The Atlantic salmon in question may be 'wild' but the riparian owners of those lucrative angling waters continue to pile pressure on the UK Government to speed up the complete removal of drift net licences and beach netting on the Northumberland, Durham and Yorkshire coasts.
For their part the working fishermen of the north-east claim the angling proprietors are motivated by pure greed, and that there is no scientific argument for the demise of their 'traditional' methods of catching salmon and sea trout which have been a way of life for countless decades.
Publication of the number of salmon caught by the English drift nets and the T & J or fixed engine beach nets has prompted renewed calls for an end to both methods of fishing ahead of the planned 'death' of drift netting in 2022 and the phasing out of the beach nets.
A blog written by one Tweed proprietor describes as "staggering" the 15,989 salmon taken by the north east coast fisheries in 2015. And yet the total is only a fraction of the 50,849 caught in 1988 or the average figure of 56,000 between 1970 and 1976. At that time there were close to 200 drift net licences compared to the dozen or so which survive into 2016.

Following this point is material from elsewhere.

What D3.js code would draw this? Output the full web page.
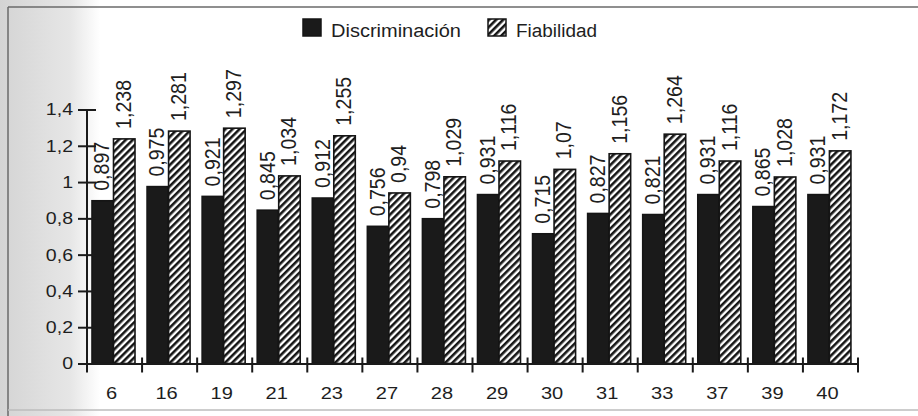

According to a 1982 Fisheries Research report compiled by researchers 94% of the salmon intercepted off north-east England may have been returning to Scottish waters. The angling proprietors have been involved in a relentless campaign ever since to rid the seas of drift nets and, according to the netsmen, to have total access to every wild salmon in the North Sea.
The Tweed Beats blogger writes: "These 15,989 salmon (almost all killed) are caught by just 12 drift nets and 49 T & J nets at a time when the east coast Scottish rivers, which produce most of these fish, had another very poor year in 2015, if not quite as bad as 2014. By contrast, Tweed rods caught 8,091 salmon in 2015 and killed just 1,651 of those caught.
"One imagines there is not a salmon angler in the land who does not want to see the end of the last remaining major interceptory net fishery around the coast of Great Britain and Ireland. The drift nets are being phased out already, but it needs to be quicker, and the T & J nets, also to predate on mixed stocks need to go to."
The netters may have taken 15,989 salmon last year, but their hauls in some previous seasons were much less impressive with totals lower than the numbers caught on Tweed. In 2012 the catch was 7,318 with only 5,395 taken in 2009, 5,241 in 2008 and 7,091 in 2007.
The National Federation of Fishermen's Associations [NFFA] continue to fight drift netting's corner. In a letter to Fishing News, Ned Clark, chairman of the Association's North-east Committee wrote: "There is something uniquely mean-spirited and vindictive about the campaign by one of the richest power blocks in the country to extinguish the small-scale net fishery for salmon and trout in the north east of England.
"This issue, although cloaked in spurious conservation arguments, has always been about the resentment of recreational anglers and riparian owners towards the small share pf the catch taken by the traditional nets. No expense has been spared to hire ex-DEFRA and Marine Scotland civil servants to advise and front the lobbying campaign.
In December 2012 Fisheries Minister Richard Benyon announced the closure of the drift net fishery in 2022 with the T & J nets to be gradually phased out. The NFFa claimed the move was to placate the "landed/riparian lobby" following 30 years of continuous pressure.
The drift net fishery has been in the process of being phased out since 1992 when John Selwyn Gummer, another Government minister, decided drift net licences should be surrendered when the holder retired rather than passing them on to the next generation. Many licencees accepted offers to buy them out after the angling proprietors and the Government set up a £1.5 million fund for the purpose.